Moscow Deputy Mayor Sergei Stankevich followed his boss, Mayor Gavriil Popov, into the ranks of former party members, making the country's biggest metropolis a city now run by non-Communists.

Mikhail Bocharov, also a member of the Russian Federation's Parliament and the chief aide to the giant republic's president, Boris Yeltsin, also emulated his boss by quitting the party.

Yeltsin's dramatic defection at the party congress led the stampede.

Vladimir Tikhonov, head of the cooperatives' union of semi-private businesses, also turned in his party card Wednesday, apparently convinced the party is not the vehicle to promote market enterprises.
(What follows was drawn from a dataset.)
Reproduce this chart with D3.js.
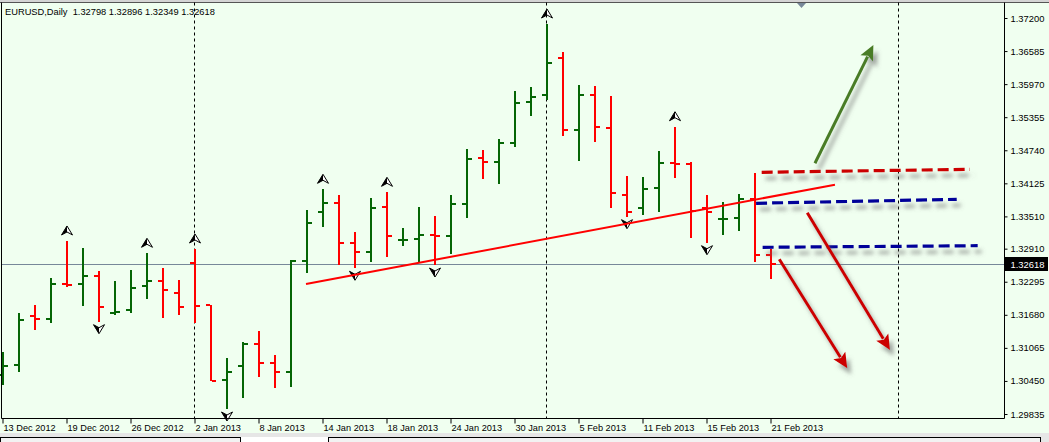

Gorbachev, faced with declarations of sovereignty by seven Soviet republics this year, ordered a speedup of a new pact to give the republics vastly more independence in a revamped Soviet federation.

"We are in the process of working out a new all-union treaty, which according to the conception of President Gorbachev should be a treaty of sovereign states," Gorbachev spokesman Arkady Maslennikov told a news conference.

Maslennikov confirmed a report by the independent Interfax news service that the 17-member Presidential Council will meet Friday to discuss the draft treaty and accelerated economic reforms.

Interfax said the Soviet Parliament will convene in August, a month ahead of schedule, to discuss the new national contract with the 15 republics and a package of proposals for a transition to a market economy.

The market proposal would be the third economic plan in less than a year presented by Premier Nikolai Ryzhkov, the man now in position to be the fall guy should reforms fail.